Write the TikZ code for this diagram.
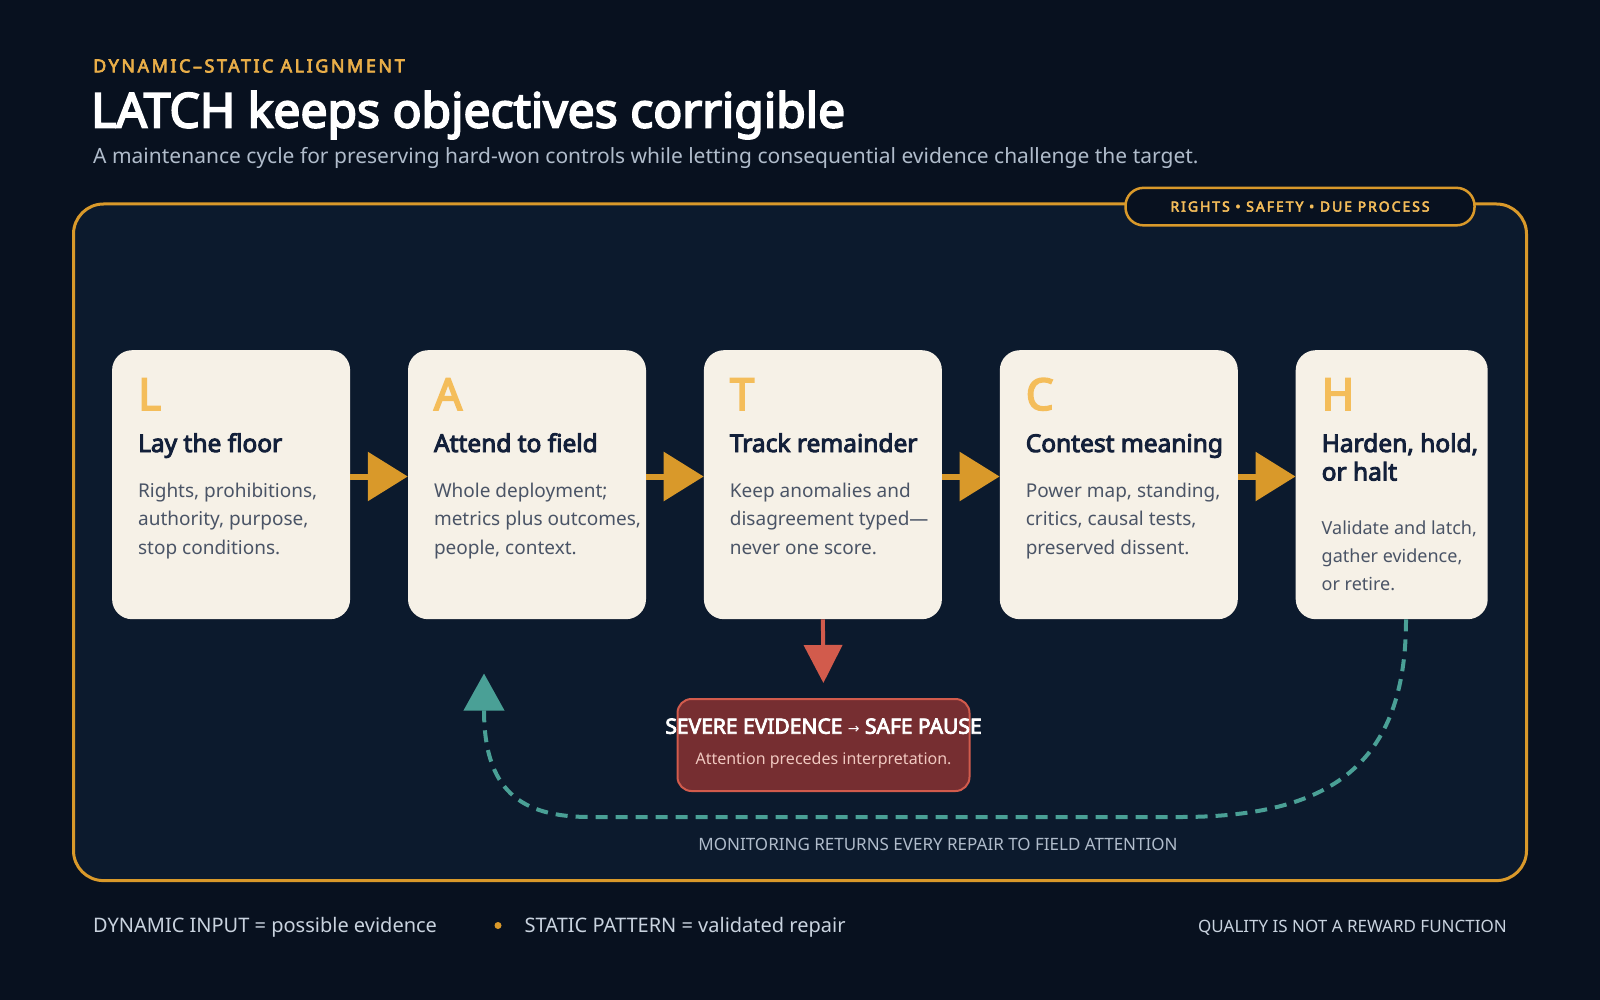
\documentclass[tikz,border=0pt]{standalone}
\usepackage{fontspec}
\setmainfont{Noto Sans}[AutoFakeBold=3.8]
\newfontfamily\arrowfont{DejaVu Sans}
\newfontfamily\spacedfont{Noto Sans}[LetterSpace=14, AutoFakeBold=3.6]
\newfontfamily\pillfont{Noto Sans}[LetterSpace=14, AutoFakeBold=3.6]
\usetikzlibrary{positioning,arrows.meta}

\definecolor{pagebg}{HTML}{08111F}
\definecolor{panelbg}{HTML}{0C1A2D}
\definecolor{frameorange}{HTML}{D9992A}
\definecolor{eyebrow}{HTML}{E9AE48}
\definecolor{cardcream}{HTML}{F6F1E7}
\definecolor{letterorange}{HTML}{F4BD5A}
\definecolor{headnavy}{HTML}{13203A}
\definecolor{bodygray}{HTML}{4A5466}
\definecolor{subgray}{HTML}{B0BCCB}
\definecolor{alertfill}{HTML}{762E31}
\definecolor{alertline}{HTML}{D25B4C}
\definecolor{alertsub}{HTML}{F0C8C0}
\definecolor{returnteal}{HTML}{4AA096}
\definecolor{footgray}{HTML}{C9D3DF}

\newcommand{\fsz}[2]{\fontsize{#1}{#2}\selectfont}

\begin{document}
\begin{tikzpicture}[x=1pt,y=-1pt,
		card/.style={fill=cardcream, rounded corners=20pt, minimum width=238pt, minimum height=269pt, inner sep=0pt},
		cardletter/.style={anchor=base west, inner sep=0pt, text=letterorange, font=\fsz{44}{48}\bfseries},
		cardhead/.style={anchor=base west, inner sep=0pt, text=headnavy, font=\fsz{24.5}{28.5}\bfseries, align=left},
		cardbody/.style={anchor=base west, inner sep=0pt, text=bodygray, font=\fsz{19}{28.5}, align=left},
		flowarrow/.style={draw=frameorange, line width=6pt, -{Triangle[length=40pt 0 0, width=48pt 0 0]}},
		alertarrow/.style={draw=alertline, line width=4pt, -{Triangle[length=38pt 0 0, width=38pt 0 0]}, shorten >=15pt},
		returnarrow/.style={draw=returnteal, line width=4pt, dash pattern=on 12pt off 8pt, -{Triangle[length=37pt 0 0, width=40pt 0 0]}}
	]
	\useasboundingbox (0,0) rectangle (1600,1000);
	\fill[pagebg] (0,0) rectangle (1600,1000);

	% heading
	\node[anchor=base west, inner sep=0pt, text=eyebrow, font=\fsz{18}{20}\spacedfont\bfseries] (eyebrow) at (93,72.4) {DYNAMIC–STATIC ALIGNMENT};
	\node[anchor=base west, inner sep=0pt, text=white, font=\fsz{48}{54}\bfseries] (title) at (91,127.5) {LATCH keeps objectives corrigible};
	\node[anchor=base west, inner sep=0pt, text=subgray, font=\fsz{21}{24}] (subtitle) at (93,164) {A maintenance cycle for preserving hard-won controls while letting consequential evidence challenge the target.};

	% panel
	\draw[fill=panelbg, draw=frameorange, line width=3pt, rounded corners=30pt] (73.5,204) rectangle (1526.5,880.6);
	\node[fill=pagebg, draw=frameorange, line width=2.5pt, rounded corners=18pt, minimum width=349pt, minimum height=37.5pt,
		text=letterorange, font=\fsz{14}{16}\pillfont\bfseries] (pill) at (1300,206.6) {RIGHTS • SAFETY • DUE PROCESS};

	% the five cards
	\node[card] (cardL) at (231.1,484.7) {};
	\node[card, right=57.5pt of cardL] (cardA) {};
	\node[card, right=57.5pt of cardA] (cardT) {};
	\node[card, right=57.5pt of cardT] (cardC) {};
	\node[card, right=57.5pt of cardC, minimum width=192pt] (cardH) {};

	\foreach \id/\head/\body in {
			L/{Lay the floor}/{Rights, prohibitions,\\authority, purpose,\\stop conditions.},
			A/{Attend to field}/{Whole deployment;\\metrics plus outcomes,\\people, context.},
			T/{Track remainder}/{Keep anomalies and\\disagreement typed—\\never one score.},
			C/{Contest meaning}/{Power map, standing,\\critics, causal tests,\\preserved dissent.}} {
		\node[cardletter] (letter\id) at ([xshift=26pt, yshift=-60pt]card\id.north west) {\id};
		\node[cardhead] (head\id) at ([xshift=26pt, yshift=-102pt]card\id.north west) {\head};
		\node[cardbody] (body\id) at ([xshift=26pt, yshift=-204pt]card\id.north west) {\body};
	}
	\node[cardletter] (letterH) at ([xshift=26pt, yshift=-60pt]cardH.north west) {H};
	\node[cardhead] (headH) at ([xshift=26pt, yshift=-130.5pt]cardH.north west) {Harden, hold,\\or halt};
	\node[cardbody, font=\fsz{18}{28}] (bodyH) at ([xshift=26pt, yshift=-240.7pt]cardH.north west) {Validate and latch,\\gather evidence,\\or retire.};

	% forward flow
	\coordinate (flowline) at (0,476.5);
	\foreach \a/\b in {L/A, A/T, T/C, C/H}
		\draw[flowarrow] (card\a.east |- flowline) -- (card\b.west |- flowline);

	% severe evidence
	\node[fill=alertfill, draw=alertline, line width=2pt, rounded corners=14pt, minimum width=292pt, minimum height=92pt] (pause) at (823.5,745) {};
	\node[anchor=base, inner sep=0pt, text=white, font=\fsz{21}{23}\bfseries] (pausehead) at (823.5,733.7) {SEVERE EVIDENCE {\arrowfont\mdseries\fsz{14}{16}→} SAFE PAUSE};
	\node[anchor=base, inner sep=0pt, text=alertsub, font=\fsz{16}{19}] (pausenote) at (823.5,764) {Attention precedes interpretation.};
	\draw[alertarrow] (cardT.south) -- (pause.north);

	% monitoring loop back to A
	\coordinate (retstart) at (1406,619.4);
	\coordinate (retend) at (484,673.5);
	\draw[returnarrow] (retstart) .. controls (1406,765) and (1330,817) .. (1180,817) -- (590,817) .. controls (520,817) and (484,790) .. (retend);
	\node[anchor=base, inner sep=0pt, text=subgray, font=\fsz{17}{19}] (returnnote) at (938,850) {MONITORING RETURNS EVERY REPAIR TO FIELD ATTENTION};

	% footer
	\node[anchor=base west, inner sep=0pt, text=footgray, font=\fsz{20}{22}] (footdyn) at (93,932.7) {DYNAMIC INPUT = possible evidence};
	\node[circle, fill=frameorange, inner sep=0pt, minimum size=7pt] (footdot) at (498,925.5) {};
	\node[anchor=base west, inner sep=0pt, text=footgray, font=\fsz{20}{22}] (footstat) at (524.5,932.7) {STATIC PATTERN = validated repair};
	\node[anchor=base east, inner sep=0pt, text=footgray, font=\fsz{17}{19}] (footquality) at (1507,932.7) {QUALITY IS NOT A REWARD FUNCTION};
\end{tikzpicture}
\end{document}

**Direction**
Pictures are to be left out; repeat all the remaining data exactly.

**Written solution**
Write the TikZ code for this diagram.
\documentclass[tikz,border=0pt]{standalone}
\usepackage{fontspec}
\setmainfont{Noto Sans}[AutoFakeBold=3.8]
\newfontfamily\arrowfont{DejaVu Sans}
\newfontfamily\spacedfont{Noto Sans}[LetterSpace=14, AutoFakeBold=3.6]
\newfontfamily\pillfont{Noto Sans}[LetterSpace=14, AutoFakeBold=3.6]
\usetikzlibrary{positioning,arrows.meta}

\definecolor{pagebg}{HTML}{08111F}
\definecolor{panelbg}{HTML}{0C1A2D}
\definecolor{frameorange}{HTML}{D9992A}
\definecolor{eyebrow}{HTML}{E9AE48}
\definecolor{cardcream}{HTML}{F6F1E7}
\definecolor{letterorange}{HTML}{F4BD5A}
\definecolor{headnavy}{HTML}{13203A}
\definecolor{bodygray}{HTML}{4A5466}
\definecolor{subgray}{HTML}{B0BCCB}
\definecolor{alertfill}{HTML}{762E31}
\definecolor{alertline}{HTML}{D25B4C}
\definecolor{alertsub}{HTML}{F0C8C0}
\definecolor{returnteal}{HTML}{4AA096}
\definecolor{footgray}{HTML}{C9D3DF}

\newcommand{\fsz}[2]{\fontsize{#1}{#2}\selectfont}

\begin{document}
\begin{tikzpicture}[x=1pt,y=-1pt,
		card/.style={fill=cardcream, rounded corners=20pt, minimum width=238pt, minimum height=269pt, inner sep=0pt},
		cardletter/.style={anchor=base west, inner sep=0pt, text=letterorange, font=\fsz{44}{48}\bfseries},
		cardhead/.style={anchor=base west, inner sep=0pt, text=headnavy, font=\fsz{24.5}{28.5}\bfseries, align=left},
		cardbody/.style={anchor=base west, inner sep=0pt, text=bodygray, font=\fsz{19}{28.5}, align=left},
		flowarrow/.style={draw=frameorange, line width=6pt, -{Triangle[length=40pt 0 0, width=48pt 0 0]}},
		alertarrow/.style={draw=alertline, line width=4pt, -{Triangle[length=38pt 0 0, width=38pt 0 0]}, shorten >=15pt},
		returnarrow/.style={draw=returnteal, line width=4pt, dash pattern=on 12pt off 8pt, -{Triangle[length=37pt 0 0, width=40pt 0 0]}}
	]
	\useasboundingbox (0,0) rectangle (1600,1000);
	\fill[pagebg] (0,0) rectangle (1600,1000);

	% heading
	\node[anchor=base west, inner sep=0pt, text=eyebrow, font=\fsz{18}{20}\spacedfont\bfseries] (eyebrow) at (93,72.4) {DYNAMIC–STATIC ALIGNMENT};
	\node[anchor=base west, inner sep=0pt, text=white, font=\fsz{48}{54}\bfseries] (title) at (91,127.5) {LATCH keeps objectives corrigible};
	\node[anchor=base west, inner sep=0pt, text=subgray, font=\fsz{21}{24}] (subtitle) at (93,164) {A maintenance cycle for preserving hard-won controls while letting consequential evidence challenge the target.};

	% panel
	\draw[fill=panelbg, draw=frameorange, line width=3pt, rounded corners=30pt] (73.5,204) rectangle (1526.5,880.6);
	\node[fill=pagebg, draw=frameorange, line width=2.5pt, rounded corners=18pt, minimum width=349pt, minimum height=37.5pt,
		text=letterorange, font=\fsz{14}{16}\pillfont\bfseries] (pill) at (1300,206.6) {RIGHTS • SAFETY • DUE PROCESS};

	% the five cards
	\node[card] (cardL) at (231.1,484.7) {};
	\node[card, right=57.5pt of cardL] (cardA) {};
	\node[card, right=57.5pt of cardA] (cardT) {};
	\node[card, right=57.5pt of cardT] (cardC) {};
	\node[card, right=57.5pt of cardC, minimum width=192pt] (cardH) {};

	\foreach \id/\head/\body in {
			L/{Lay the floor}/{Rights, prohibitions,\\authority, purpose,\\stop conditions.},
			A/{Attend to field}/{Whole deployment;\\metrics plus outcomes,\\people, context.},
			T/{Track remainder}/{Keep anomalies and\\disagreement typed—\\never one score.},
			C/{Contest meaning}/{Power map, standing,\\critics, causal tests,\\preserved dissent.}} {
		\node[cardletter] (letter\id) at ([xshift=26pt, yshift=-60pt]card\id.north west) {\id};
		\node[cardhead] (head\id) at ([xshift=26pt, yshift=-102pt]card\id.north west) {\head};
		\node[cardbody] (body\id) at ([xshift=26pt, yshift=-204pt]card\id.north west) {\body};
	}
	\node[cardletter] (letterH) at ([xshift=26pt, yshift=-60pt]cardH.north west) {H};
	\node[cardhead] (headH) at ([xshift=26pt, yshift=-130.5pt]cardH.north west) {Harden, hold,\\or halt};
	\node[cardbody, font=\fsz{18}{28}] (bodyH) at ([xshift=26pt, yshift=-240.7pt]cardH.north west) {Validate and latch,\\gather evidence,\\or retire.};

	% forward flow
	\coordinate (flowline) at (0,476.5);
	\foreach \a/\b in {L/A, A/T, T/C, C/H}
		\draw[flowarrow] (card\a.east |- flowline) -- (card\b.west |- flowline);

	% severe evidence
	\node[fill=alertfill, draw=alertline, line width=2pt, rounded corners=14pt, minimum width=292pt, minimum height=92pt] (pause) at (823.5,745) {};
	\node[anchor=base, inner sep=0pt, text=white, font=\fsz{21}{23}\bfseries] (pausehead) at (823.5,733.7) {SEVERE EVIDENCE {\arrowfont\mdseries\fsz{14}{16}→} SAFE PAUSE};
	\node[anchor=base, inner sep=0pt, text=alertsub, font=\fsz{16}{19}] (pausenote) at (823.5,764) {Attention precedes interpretation.};
	\draw[alertarrow] (cardT.south) -- (pause.north);

	% monitoring loop back to A
	\coordinate (retstart) at (1406,619.4);
	\coordinate (retend) at (484,673.5);
	\draw[returnarrow] (retstart) .. controls (1406,765) and (1330,817) .. (1180,817) -- (590,817) .. controls (520,817) and (484,790) .. (retend);
	\node[anchor=base, inner sep=0pt, text=subgray, font=\fsz{17}{19}] (returnnote) at (938,850) {MONITORING RETURNS EVERY REPAIR TO FIELD ATTENTION};

	% footer
	\node[anchor=base west, inner sep=0pt, text=footgray, font=\fsz{20}{22}] (footdyn) at (93,932.7) {DYNAMIC INPUT = possible evidence};
	\node[circle, fill=frameorange, inner sep=0pt, minimum size=7pt] (footdot) at (498,925.5) {};
	\node[anchor=base west, inner sep=0pt, text=footgray, font=\fsz{20}{22}] (footstat) at (524.5,932.7) {STATIC PATTERN = validated repair};
	\node[anchor=base east, inner sep=0pt, text=footgray, font=\fsz{17}{19}] (footquality) at (1507,932.7) {QUALITY IS NOT A REWARD FUNCTION};
\end{tikzpicture}
\end{document}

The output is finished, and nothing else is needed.